You may be asking yourself how a financial transaction could be using so much energy and causing so much pollution. After all, isn’t a currency exchange just a matter of swapping one kind of money for another? This is where a process called bitcoin mining comes in. Miners use tremendous amounts of computer processing power to collect and verify private bitcoin transactions; hence, the massive amounts of electricity being consumed. Because bitcoin is decentralized, anyone with the right hardware and relevant expertise can be a bitcoin miner, but mining operations that can deal in large quantities necessarily require huge supercomputing farms. By multiplying the 240-kWh-per-transaction number by the estimated 350,000 bitcoin transactions that occur every day, you end up with an annual energy consumption level roughly on par with the entire nation of Serbia.

All that energy has to come from somewhere, and that’s where the CO2 emissions come in. Digiconomist suspects that burning coal is the answer and estimates that the bitcoin world is putting almost 16,000 kilotons of carbon dioxide into Earth’s atmosphere per year. That sounds quite terrible, but buckle up — it gets worse. While bitcoin is by far the world’s leading form of cryptocurrency, it’s far from the only one. Its competitors include Litecoin, Dash, Ripple, and the increasingly popular Ethereum, which uses an estimated 47 kWh of energy per transaction.

The fundamental problem that these types of currencies have is that they count on difficult computing problems to be the basic “mining” operation. Difficult computing problems take lots of energy to process. In fact, if processing becomes more efficient, the problems used by cryptocurrencies will need to get harder. Seems to me like this is a difficult problem to solve.

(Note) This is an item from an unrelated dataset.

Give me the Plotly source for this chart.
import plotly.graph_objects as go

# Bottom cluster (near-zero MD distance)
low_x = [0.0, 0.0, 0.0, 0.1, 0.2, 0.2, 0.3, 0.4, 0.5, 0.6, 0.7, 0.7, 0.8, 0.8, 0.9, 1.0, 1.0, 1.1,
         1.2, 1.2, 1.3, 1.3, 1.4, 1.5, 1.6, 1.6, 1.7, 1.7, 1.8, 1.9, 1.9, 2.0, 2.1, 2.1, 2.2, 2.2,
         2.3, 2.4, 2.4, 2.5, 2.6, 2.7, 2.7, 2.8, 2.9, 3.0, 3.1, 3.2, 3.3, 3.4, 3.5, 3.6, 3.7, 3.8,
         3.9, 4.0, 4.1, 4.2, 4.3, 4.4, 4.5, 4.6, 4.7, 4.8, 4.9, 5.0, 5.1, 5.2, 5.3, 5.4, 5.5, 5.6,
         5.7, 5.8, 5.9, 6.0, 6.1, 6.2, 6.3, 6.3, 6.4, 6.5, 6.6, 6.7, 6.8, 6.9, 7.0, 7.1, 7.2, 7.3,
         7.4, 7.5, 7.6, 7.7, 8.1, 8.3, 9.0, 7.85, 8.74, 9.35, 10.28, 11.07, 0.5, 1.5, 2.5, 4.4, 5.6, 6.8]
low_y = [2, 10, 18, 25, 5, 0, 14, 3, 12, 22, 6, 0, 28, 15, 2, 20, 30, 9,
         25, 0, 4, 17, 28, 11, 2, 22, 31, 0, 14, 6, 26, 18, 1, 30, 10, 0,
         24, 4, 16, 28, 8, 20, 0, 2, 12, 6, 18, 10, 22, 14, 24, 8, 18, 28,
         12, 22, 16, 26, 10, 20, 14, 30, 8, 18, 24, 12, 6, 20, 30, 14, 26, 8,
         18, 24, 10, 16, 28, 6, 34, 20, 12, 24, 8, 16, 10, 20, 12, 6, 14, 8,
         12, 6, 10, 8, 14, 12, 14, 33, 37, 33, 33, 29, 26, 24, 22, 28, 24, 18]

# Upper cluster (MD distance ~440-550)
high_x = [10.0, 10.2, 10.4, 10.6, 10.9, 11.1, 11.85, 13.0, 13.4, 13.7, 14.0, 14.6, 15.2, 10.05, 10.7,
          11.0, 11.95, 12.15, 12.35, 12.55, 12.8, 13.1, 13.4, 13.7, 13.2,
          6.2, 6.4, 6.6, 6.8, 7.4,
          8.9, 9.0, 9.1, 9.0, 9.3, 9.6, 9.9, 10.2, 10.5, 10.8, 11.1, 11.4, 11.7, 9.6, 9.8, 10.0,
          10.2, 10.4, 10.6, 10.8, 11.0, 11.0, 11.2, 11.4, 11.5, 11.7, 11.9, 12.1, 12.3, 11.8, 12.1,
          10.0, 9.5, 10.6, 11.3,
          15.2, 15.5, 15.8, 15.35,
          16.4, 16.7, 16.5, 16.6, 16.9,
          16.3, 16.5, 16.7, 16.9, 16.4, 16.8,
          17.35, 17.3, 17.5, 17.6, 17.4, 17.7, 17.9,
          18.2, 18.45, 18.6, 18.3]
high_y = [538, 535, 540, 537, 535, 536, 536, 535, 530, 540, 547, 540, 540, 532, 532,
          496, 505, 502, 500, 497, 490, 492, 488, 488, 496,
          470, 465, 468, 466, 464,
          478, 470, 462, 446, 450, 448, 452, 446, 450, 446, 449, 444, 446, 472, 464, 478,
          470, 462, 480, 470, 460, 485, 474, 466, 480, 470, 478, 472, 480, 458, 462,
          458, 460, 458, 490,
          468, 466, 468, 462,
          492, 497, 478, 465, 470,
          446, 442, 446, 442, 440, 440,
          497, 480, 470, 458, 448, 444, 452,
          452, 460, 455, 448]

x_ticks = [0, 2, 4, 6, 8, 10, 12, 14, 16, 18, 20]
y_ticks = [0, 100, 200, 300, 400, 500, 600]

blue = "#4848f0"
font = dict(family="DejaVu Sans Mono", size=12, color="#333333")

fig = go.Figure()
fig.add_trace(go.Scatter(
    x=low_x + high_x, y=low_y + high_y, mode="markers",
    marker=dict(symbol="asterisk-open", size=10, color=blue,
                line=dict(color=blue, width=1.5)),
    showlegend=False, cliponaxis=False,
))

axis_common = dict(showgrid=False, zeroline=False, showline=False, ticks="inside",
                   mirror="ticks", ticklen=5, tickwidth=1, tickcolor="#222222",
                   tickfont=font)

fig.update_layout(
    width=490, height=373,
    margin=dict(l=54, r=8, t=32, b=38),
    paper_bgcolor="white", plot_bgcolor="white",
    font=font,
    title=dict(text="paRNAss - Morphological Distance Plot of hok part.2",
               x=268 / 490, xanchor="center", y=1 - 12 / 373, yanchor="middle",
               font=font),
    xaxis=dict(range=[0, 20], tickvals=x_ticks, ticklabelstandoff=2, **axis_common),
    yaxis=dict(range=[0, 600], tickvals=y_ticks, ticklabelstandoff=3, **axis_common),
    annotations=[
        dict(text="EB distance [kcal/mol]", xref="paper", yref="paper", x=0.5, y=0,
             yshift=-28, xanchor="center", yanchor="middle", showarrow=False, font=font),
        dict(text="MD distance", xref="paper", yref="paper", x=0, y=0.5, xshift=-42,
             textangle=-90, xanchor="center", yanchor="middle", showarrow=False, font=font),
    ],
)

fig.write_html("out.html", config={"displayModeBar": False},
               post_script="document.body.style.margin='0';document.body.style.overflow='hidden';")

It doesn’t take a PhD in environmental science to know that this approach can’t be a good thing for the planet in the short- or long-term, and there doesn’t seem to be any sustainable alternatives on the horizon. Bitcoin was conceived as an alternative to gold as a reserve form of currency, one that wouldn’t be subject to wild fluctuations in interest rates or national economic disasters. One has to wonder: How long can a system this bad for the environment continue without effectively pricing itself (in terms of the cost of energy) out of the market?

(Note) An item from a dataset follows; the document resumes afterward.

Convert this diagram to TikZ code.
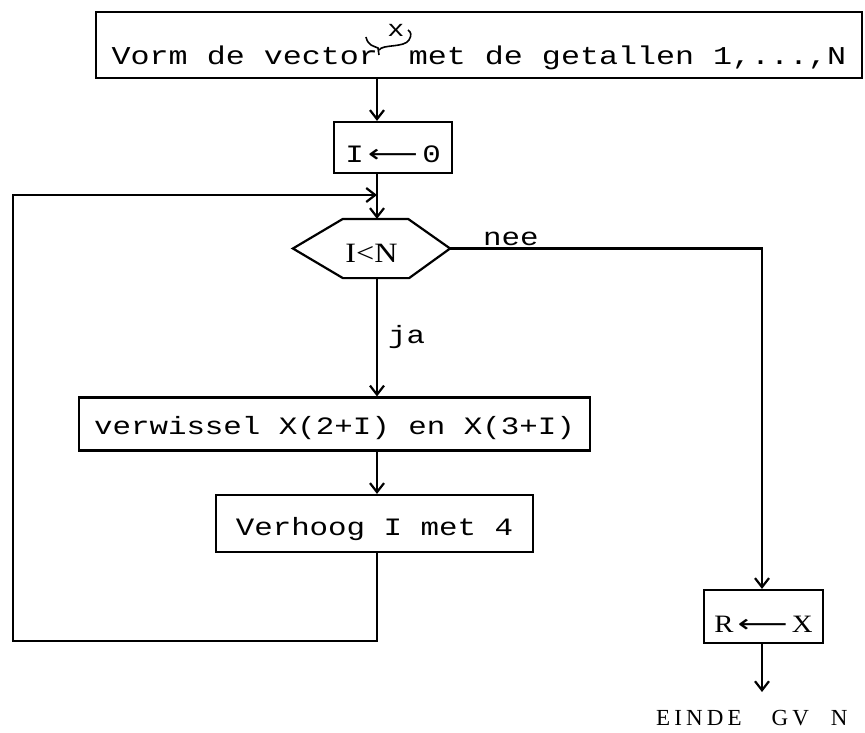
\documentclass[tikz,border=0pt]{standalone}
\usepackage{graphicx}
\usepackage{fontspec}
\newfontfamily\monoface[FakeStretch=1.233]{Liberation Mono}
\newfontfamily\serifface[FakeStretch=1.15]{Liberation Serif}
\newfontfamily\finface[LetterSpace=18]{Liberation Serif}
\newfontfamily\symface{DejaVu Sans}
\usetikzlibrary{arrows.meta,calc}

\newcommand\monotext{\fontsize{25}{30}\selectfont\monoface}
\newcommand\larrow{\scalebox{1.4}[1]{\symface ⟵}}

\tikzset{
  box/.style={draw, rectangle, inner sep=0pt, font=\monotext},
  arr/.style={-{Straight Barb[length=9pt,width=14pt]}},
  lbl/.style={anchor=base west, inner sep=0pt, font=\monotext},
}

\begin{document}
\begin{tikzpicture}[x=1pt, y=-1pt, line width=2.2pt]
  \useasboundingbox (0,0) rectangle (865,733);
  \fill[white] (0,0) rectangle (865,733);

  % flow columns
  \coordinate (col) at (377,0);
  \coordinate (rcol) at (762,0);

  % boxes
  \node[box, font=\fontsize{25.7}{30}\selectfont\monoface,
        minimum width=766pt, minimum height=66pt,
        text height=41pt, text depth=1pt] (top) at (479,45)
        {Vorm de vector\hspace{12pt} met de getallen 1,...,N};
  \node[inner sep=0pt, font=\fontsize{23}{23}\selectfont\monoface] (xmark) at (396,30) {x};
  % brace under the x
  \draw[line width=1.6pt] (366,37) .. controls (368,46) and (374,46) .. (378,48) -- (379,55);
  \draw[line width=1.6pt] (379,50) .. controls (383,44) and (404,48) .. (409,40)
        .. controls (412,35) and (411,32) .. (408,30);

  \node[box, minimum width=118pt, minimum height=51pt,
        text height=30pt, text depth=0pt] (init) at (393,147.5)
        {I\,\larrow\,0};

  \node[inner sep=0pt, minimum width=155pt, minimum height=57pt,
        text height=28pt, text depth=0pt,
        font=\serifface\fontsize{28}{32}\selectfont] (cond) at (371.5,248.5) {I<N};
  \draw (cond.west) -- ($(cond.north west)+(50,0)$) -- ($(cond.north east)+(-42,0)$)
        -- (cond.east) -- ($(cond.south east)+(-41,0)$) -- ($(cond.south west)+(50,0)$) -- cycle;

  \node[box, minimum width=511pt, minimum height=53pt,
        text height=20pt, text depth=0pt] (swap) at (334.5,424)
        {verwissel X(2+I) en X(3+I)};

  \node[box, minimum width=317pt, minimum height=57pt,
        text height=23pt, text depth=0pt] (upd) at (374.5,523.5)
        {Verhoog I met 4\hspace{12pt}};

  \node[box, font=\serifface\fontsize{25}{29}\selectfont,
        minimum width=119pt, minimum height=53pt,
        text height=31pt, text depth=0pt] (res) at (763.5,616.5)
        {R\,\larrow\,X};

  \node[anchor=base west, inner sep=0pt,
        font=\finface\fontsize{23}{27}\selectfont] (fin) at (655,725)
        {EINDE\hspace{30pt}GV\hspace{22pt}N};

  % branch labels
  \node[lbl] (nee) at (482,245) {nee};
  \node[lbl] (ja) at (387,343) {ja};

  % connectors
  \coordinate (merge) at (377,195);
  \coordinate (loopbl) at (13,641);
  \coordinate (finend) at (762,692);

  \draw[arr] (top.south -| col) -- (init.north -| col);
  \draw[arr] (init.south -| col) -- (cond.north -| col);
  \draw[arr] (cond.south -| col) -- (swap.north -| col);
  \draw[arr] (swap.south -| col) -- (upd.north -| col);
  \draw[arr] (upd.south -| col) |- (loopbl) |- (merge);
  \draw[arr] (cond.east) -| (res.north -| rcol);
  \draw[arr] (res.south -| rcol) -- (finend);
\end{tikzpicture}
\end{document}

Bitcoin and other cryptocurrencies are still operating on the fringes of the financial world, with the number of unique users ranging from anywhere from an estimated 3 to 6 million users — but it’s growing fast. Bitcoin value has tended to take wild dips and climbs since the open-source code was anonymously released in 2009, but 2017 has been a year of unprecedented growth. If these currencies are going to continue to encroach upon mainstream financial markets, one would think that they will have to find a way to address their fundamental processing power problem.